Woman with brown hair feeds baby with a bottle of milk. The baby is infant sized and wearing a large blue bib.
Jacobin | For Mothers Like Me, Raising a Child Involves Managing a Constant Sense of Rage by Sandra Lane

Bargaining for the Common Good’s Education Director Sandra Jeong Lane joins Jacobin Magazine to discuss working mother’s fight in labor. The rights of child-bearing workers is always a Common Good issue from maternity leave to making sure mothers are supported and their employment rights protected. Bargaining for The Common Good’s Education Director Sandra Jeong Lane joins Jacobin magazine to discuss the “constant sense of rage” of navigating being a working mother.


In the months after giving birth to my son, I felt a deep rage.

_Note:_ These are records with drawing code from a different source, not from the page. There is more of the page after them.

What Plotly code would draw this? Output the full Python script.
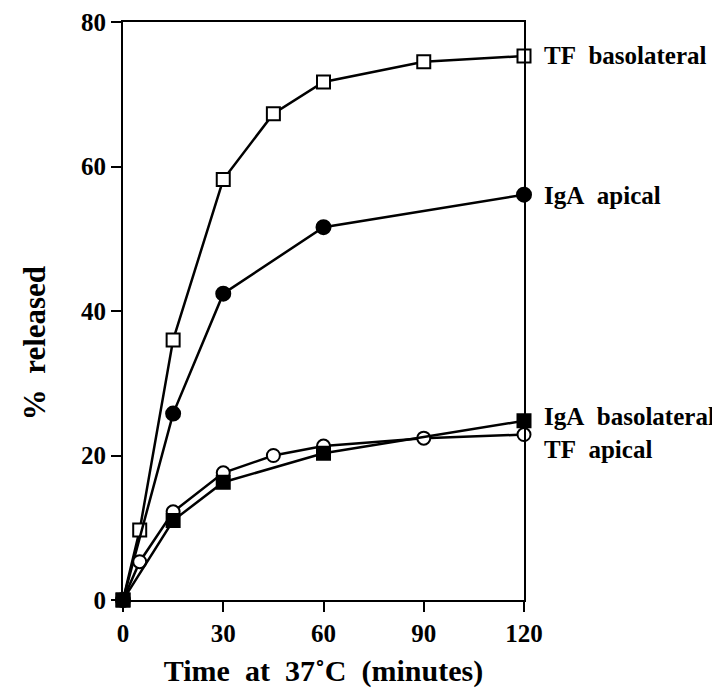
import plotly.graph_objects as go

# ---- data ----
time_tf_baso = [0, 5, 15, 30, 45, 60, 90, 120]
tf_baso = [0, 9.7, 36.0, 58.2, 67.3, 71.7, 74.5, 75.3]

time_iga_api = [0, 15, 30, 60, 120]
iga_api = [0, 25.8, 42.4, 51.6, 56.1]

time_tf_api = [0, 5, 15, 30, 45, 60, 90, 120]
tf_api = [0, 5.3, 12.2, 17.6, 20.0, 21.3, 22.4, 22.9]

time_iga_baso = [0, 15, 30, 60, 120]
iga_baso = [0, 11.0, 16.3, 20.3, 24.8]

x_ticks = [0, 30, 60, 90, 120]
y_ticks = [0, 20, 40, 60, 80]

label_texts = ["TF  basolateral", "IgA  apical", "IgA  basolateral", "TF  apical"]
label_y = [75.3, 56.0, 25.4, 20.9]

FONT = "Liberation Serif"

fig = go.Figure()

def add(xs, ys, symbol, fill, size):
    fig.add_trace(go.Scatter(
        x=xs, y=ys, mode="lines+markers",
        line=dict(color="black", width=2.5),
        marker=dict(symbol=symbol, size=size, color=fill,
                    line=dict(color="black", width=2)),
        cliponaxis=False, showlegend=False, hoverinfo="x+y"))

add(time_tf_baso, tf_baso, "square", "white", 13)
add(time_iga_api, iga_api, "circle", "black", 14)
add(time_tf_api, tf_api, "circle", "white", 13)
add(time_iga_baso, iga_baso, "square", "black", 13)

for txt, yv in zip(label_texts, label_y):
    fig.add_annotation(x=1.045, xref="paper", y=yv, yref="y",
                       text="<b>%s</b>" % txt.replace("  ", "&nbsp; "),
                       showarrow=False, xanchor="left", yanchor="middle",
                       font=dict(family=FONT, size=25, color="black"))

# y-axis title (placed as text, slightly below the plot centre as in the reference)
fig.add_annotation(x=-0.22, xref="paper", y=35.5, yref="y",
                   text="<b>%&nbsp; released</b>", textangle=-90,
                   showarrow=False, xanchor="center", yanchor="middle",
                   font=dict(family=FONT, size=31, color="black"))

axis_common = dict(showline=True, linecolor="black", linewidth=2, mirror=True,
                   ticks="outside", ticklen=10, tickwidth=2, tickcolor="black",
                   showgrid=False, zeroline=False,
                   tickfont=dict(family=FONT, size=25, color="black"))

fig.update_xaxes(range=[0, 120], tickvals=x_ticks,
                 ticktext=["<b>%d</b>" % v for v in x_ticks],
                 title=dict(text="<b>Time&nbsp; at&nbsp; 37˚C&nbsp; (minutes)</b>",
                            font=dict(family=FONT, size=30, color="black"), standoff=14),
                 **axis_common)
fig.update_yaxes(range=[0, 80], tickvals=y_ticks,
                 ticktext=["<b>%d</b>" % v for v in y_ticks],
                 **axis_common)

fig.update_layout(width=720, height=694,
                  margin=dict(l=115, r=204, t=14, b=102, autoexpand=False),
                  plot_bgcolor="white", paper_bgcolor="white")

fig.write_html("out.html")
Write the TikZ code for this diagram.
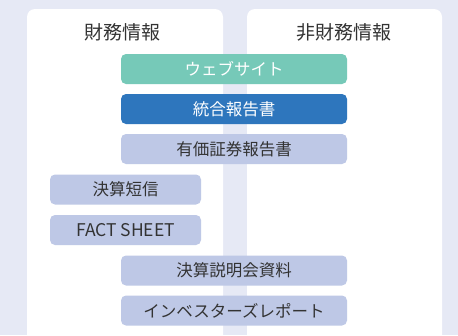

I experienced many other emotions too. I moved through the complicated joy and exhaustion that comes with nabbing three hours of sleep at a time and willing my body to produce enough milk to keep a tiny new person alive. But anytime I felt the gaping lack of resources available to new moms in our society — which was often — this simmering anger caught me by surprise.

One day, I found myself catching up on work at the kitchen counter, keeping an eye on the rice cooker, holding my son against one hip, and struggling to keep the phone out of his reach as I dialed one day care I could not afford after the next, pleading to put me on the waitlist. During these moments big and small that made up the chaos of new motherhood, the same maddening thought crossed my mind: “Why does our society pretend to center families but deprive us of any real support?” There’s no sensible answer, and it weighs heavily on parents like me at a time when we’re already stretched incredibly thin.